O banheiro VIP da sucursal


 Sílvio Ribas

primeira vez que vi Valério Fabris — mestre dos textos, sobretudo os perfis — ele acabara de pousar em Belo Horizonte com sua mais nova missão na Gazeta Mercantil. Vinha de Curitiba para assumir a direção da sucursal mineira em meados de 1994, meses após eu ter me juntado à talentosa equipe de reportagem chefiada por Teodomiro Braga, com André Lacerda.

Valério começou logo a colocar em prática o raro talento de transformar ambientes para a conquista de pessoas e negócios. O primeiro desafio que se impôs estava na sede da GZMBH, uma bela casa de dois pisos, outrora residência e clínica médica, instalada na Rua Sergipe, na charmosa Savassi. Enxergou ali a “embaixada” da mineiridade jornalística.

Tratou de espalhar artesanato do Vale do Jequitinhonha pelos cantos, jogou tapetes arraiolos no chão, pôs esculturas em pedra-sabão nas mesas e pendurou quadros com imagens coloniais nas paredes. Até suplementos que produzíamos tinham capas dignas de museu. Houve uma, inclusive, que exibiu pintura feita exclusivamente pelo renomado Carlos Bracher. Show.

Mas o maior desafio de Valério não foi cultural, e sim hidráulico, bem na sua sala, antes uma grande suíte com majestosa banheira plantada bem no centro do banheiro. Preocupado com a reação de visitantes, chamou uma arquiteta para “reinterpretar” o espaço. O projeto ficou chique, com tampo de vidro leitoso sob medida sobre a banheira, coberto de vasos de plantas.

Capixaba de Cachoeiro do Itapemirim, terra de Roberto Carlos, Valério era o senhor da prosa. Espirituoso, brincou que faria coquetel de inauguração do charmoso WC, batizando-o de Walter Clemente, um diretor da Gazeta. O homenageado seria convidado a dar a “descarga inaugural”. “Vou sugerir ao ilustres que vierem à sala a usar o WC VIP”, repetia, com a típica gargalhada.

Quando montou nosso mobiliário de trabalho, pediu ao montador que colocasse uma extensão lateral na mesa, para que tivéssemos onde escrever à mão. Eu a chamava de “tábua de passar roupa”. Passávamos muitas horas na sucursal, do amanhecer à madrugada, se fosse preciso, para fechar cadernos. Quase toda semana estávamos na estrada cobrindo toda Minas.

Valério defendia a tese antropológica de que três estados irmãos formavam “a Santíssima Trindade do Brasil”: Goiás seria o pai, Minas o Filho e o Espírito Santo, o próprio. Fazia piadas sobre farofeiros mineiros nas praias capixabas e jurava que Santa Catarina ergueu no Vale do Itajaí uma estátua para o “mineiro desconhecido que introduziu a toalha de banho nas praias”.

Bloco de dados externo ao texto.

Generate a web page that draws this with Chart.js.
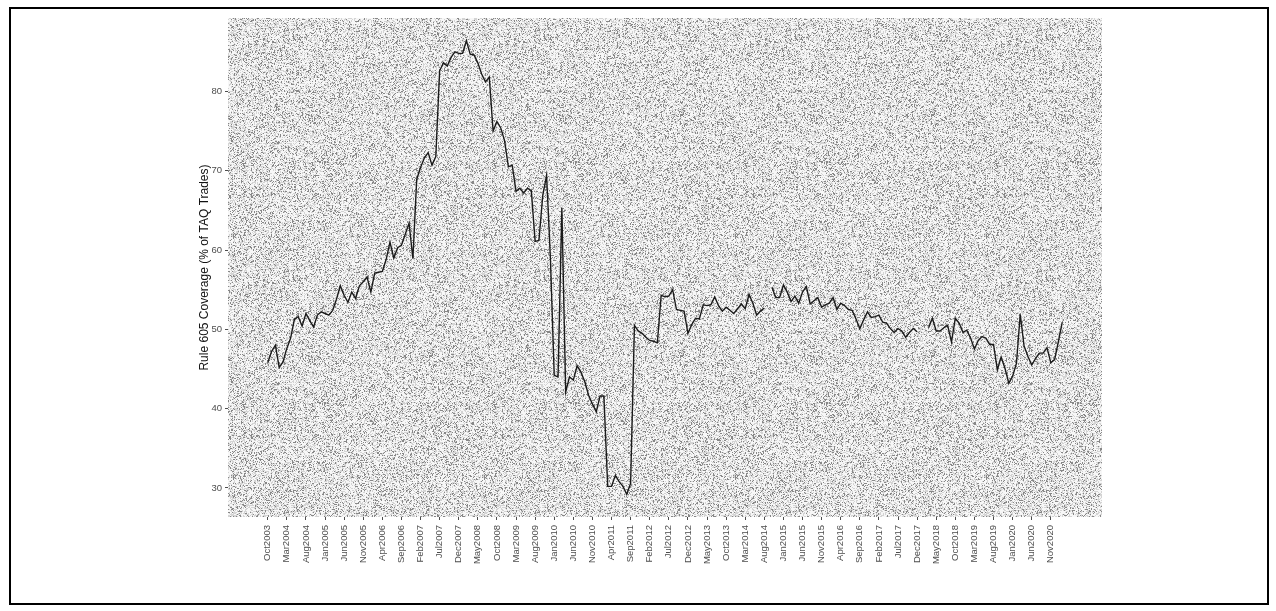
<!DOCTYPE html>
<html>
<head>
<meta charset="utf-8">
<script src="https://cdn.jsdelivr.net/npm/chart.js@4"></script>
<style>
    body { margin: 0; background: #fff; }
    #frame {
        position: absolute; left: 9px; top: 7px; width: 1260px; height: 598px;
        border: 2px solid #000; box-sizing: border-box;
    }
    #chart { position: absolute; left: 0; top: 0; }
</style>
</head>
<body>
<div id="frame"></div>
<canvas id="chart" width="1276" height="611"></canvas>
<script>
// tick labels shown on the x axis (one every 5 months, starting Oct2003)
const tickLabels = ['Oct2003','Mar2004','Aug2004','Jan2005','Jun2005','Nov2005','Apr2006','Sep2006',
    'Feb2007','Jul2007','Dec2007','May2008','Oct2008','Mar2009','Aug2009','Jan2010','Jun2010',
    'Nov2010','Apr2011','Sep2011','Feb2012','Jul2012','Dec2012','May2013','Oct2013','Mar2014',
    'Aug2014','Jan2015','Jun2015','Nov2015','Apr2016','Sep2016','Feb2017','Jul2017','Dec2017',
    'May2018','Oct2018','Mar2019','Aug2019','Jan2020','Jun2020','Nov2020'];

// y axis ticks
const yTicks = [30, 40, 50, 60, 70, 80];

// monthly coverage, first value = Oct2003 (null = missing month)
const coverage = [
    45.8, 47.2, 48.0, 45.2, 45.9, 47.6, 48.9, 51.3, 51.6, 50.4, 52.0, 51.1,
    50.3, 51.8, 52.2, 52.0, 51.8, 52.4, 53.8, 55.5, 54.3, 53.4, 54.7, 53.9,
    55.5, 56.0, 56.6, 54.7, 57.1, 57.2, 57.3, 58.8, 61.0, 59.0, 60.3, 60.6,
    62.0, 63.4, 58.9, 68.9, 70.4, 71.6, 72.3, 70.7, 71.8, 82.6, 83.6, 83.2,
    84.3, 85.0, 84.8, 84.8, 86.4, 84.7, 84.6, 83.6, 82.2, 81.2, 81.8, 75.0,
    76.2, 75.4, 73.8, 70.5, 70.7, 67.4, 67.8, 67.2, 67.8, 67.5, 61.1, 61.2,
    66.9, 69.4, 59.0, 44.2, 44.0, 65.3, 42.1, 44.0, 43.6, 45.4, 44.6, 43.4,
    41.7, 40.6, 39.6, 41.6, 41.6, 30.2, 30.2, 31.6, 30.8, 30.2, 29.2, 30.6,
    50.5, 49.8, 49.5, 49.0, 48.6, 48.5, 48.3, 54.3, 54.1, 54.2, 55.0, 52.5,
    52.4, 52.3, 49.5, 50.6, 51.4, 51.3, 53.1, 53.0, 53.1, 54.1, 53.0, 52.3,
    52.8, 52.4, 52.0, 52.6, 53.2, 52.6, 54.4, 53.3, 51.8, 52.3, 52.7, null,
    55.3, 54.0, 54.0, 55.6, 54.7, 53.5, 54.2, 53.3, 54.7, 55.4, 53.2, 53.6,
    54.0, 52.8, 53.1, 53.3, 54.0, 52.5, 53.3, 53.0, 52.5, 52.4, 51.3, 50.1,
    51.2, 52.2, 51.5, 51.6, 51.8, 50.9, 50.8, 50.1, 49.6, 50.1, 49.8, 49.0,
    49.6, 50.1, 49.7, null, null, 50.2, 51.4, 49.8, 49.8, 50.2, 50.5, 48.4,
    51.4, 50.8, 49.6, 49.9, 48.9, 47.5, 48.6, 49.1, 48.9, 48.1, 48.1, 44.9,
    46.5, 45.1, 43.2, 44.1, 45.7, 51.9, 47.9, 46.6, 45.5, 46.3, 47.0, 47.0,
    47.7, 45.8, 46.2, 48.5, 50.9
];

const points = coverage.map((v, i) => ({ x: i, y: v }));

// ggplot style 5% expansion of the data range
const vals = coverage.filter(v => v !== null);
const yLo = Math.min(...vals), yHi = Math.max(...vals);
const yPad = (yHi - yLo) * 0.05;
const xPad = (coverage.length - 1) * 0.05;

// grainy light grey panel like the scanned original (fixed hash, not data)
function makeGrain() {
    const W = 251, H = 241;
    const c = document.createElement('canvas');
    c.width = W; c.height = H;
    const g = c.getContext('2d');
    const img = g.createImageData(W, H);
    for (let y = 0; y < H; y++) {
        for (let x = 0; x < W; x++) {
            let n = Math.imul(x + 17, 374761393) + Math.imul(y + 91, 668265263);
            n = Math.imul(n ^ (n >>> 13), 1274126177);
            n = (n ^ (n >>> 16)) >>> 0;
            const p = n / 4294967296;
            const v = p < 0.17 ? 135 : (p < 0.5 ? 212 : 247);
            const k = (y * W + x) * 4;
            img.data[k] = img.data[k + 1] = img.data[k + 2] = v;
            img.data[k + 3] = 255;
        }
    }
    g.putImageData(img, 0, 0);
    return c;
}

const panelBg = {
    id: 'panelBg',
    beforeDraw(chart) {
        const a = chart.chartArea;
        const ctx = chart.ctx;
        ctx.save();
        ctx.fillStyle = ctx.createPattern(makeGrain(), 'repeat');
        ctx.fillRect(a.left, a.top, a.right - a.left, a.bottom - a.top);
        ctx.restore();
    }
};

const FONT = '"Liberation Sans", Arial, sans-serif';

new Chart(document.getElementById('chart').getContext('2d'), {
    type: 'line',
    data: {
        datasets: [{
            data: points,
            borderColor: '#1a1a1a',
            borderWidth: 1.4,
            pointRadius: 0,
            tension: 0,
            spanGaps: false
        }]
    },
    options: {
        responsive: false,
        animation: false,
        layout: { padding: { top: 18, right: 174, left: 197, bottom: 34 } },
        plugins: { legend: { display: false }, tooltip: { enabled: false } },
        scales: {
            x: {
                type: 'linear',
                min: -xPad,
                max: coverage.length - 1 + xPad,
                afterBuildTicks: s => { s.ticks = tickLabels.map((t, i) => ({ value: i * 5 })); },
                afterFit: s => { s.height = 60; },
                ticks: {
                    autoSkip: false, maxRotation: 90, minRotation: 90,
                    padding: 5, color: '#4d4d4d',
                    font: { family: FONT, size: 9.5 },
                    callback: v => tickLabels[v / 5]
                },
                grid: { drawOnChartArea: false, tickLength: 3, color: '#4d4d4d' },
                border: { display: false }
            },
            y: {
                min: yLo - yPad,
                max: yHi + yPad,
                afterBuildTicks: s => { s.ticks = yTicks.map(v => ({ value: v })); },
                afterFit: s => { s.width = 31; },
                ticks: { padding: 3, color: '#4d4d4d', font: { family: FONT, size: 9.5 } },
                grid: { drawOnChartArea: false, tickLength: 3, color: '#4d4d4d' },
                border: { display: false },
                title: {
                    display: true,
                    text: 'Rule 605 Coverage (% of TAQ Trades)',
                    color: '#111',
                    padding: 0,
                    font: { family: FONT, size: 12 }
                }
            }
        }
    },
    plugins: [panelBg]
});
</script>
</body>
</html>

Com talento para unir mundos, ele sempre costurou encontros improváveis entre expoentes da cultura com empresariado top. Foi promotora do restaurante Dona Lucinha e até patrocinou um corredor de Fórmula 3, Bruno Siqueira, que tinha o logo da Gazeta no carro. Fernando Brant, letrista do Clube da Esquina, cedeu à GZMBH o “Sou do mundo, sou minas Gerais”.

Em Florianópolis, orientou o dono do Box 32 — então modesto boteco de pescador no Mercado Municipal — a transformar o lugar em imperdível atração internacional. Virou ponto obrigatório para ex-presidentes, estrelas globais e acadêmicos que palestraram pela ilha. Tudo está registrado num painel de fotos e reportagens sobre maiores sucessos no mundo do turismo.

O banheiro VIP e a sucursal que o abrigava não sobreviveram ao colapso da Gazeta em 2001, sacramentado uma década depois. Mas Valério e o seu corolário de boas histórias permanecem. Inventivo, agregador, meio empresário, meio jornalista e inteiramente capaz, se quisesse, de transformar uma banheira incômoda num evento social.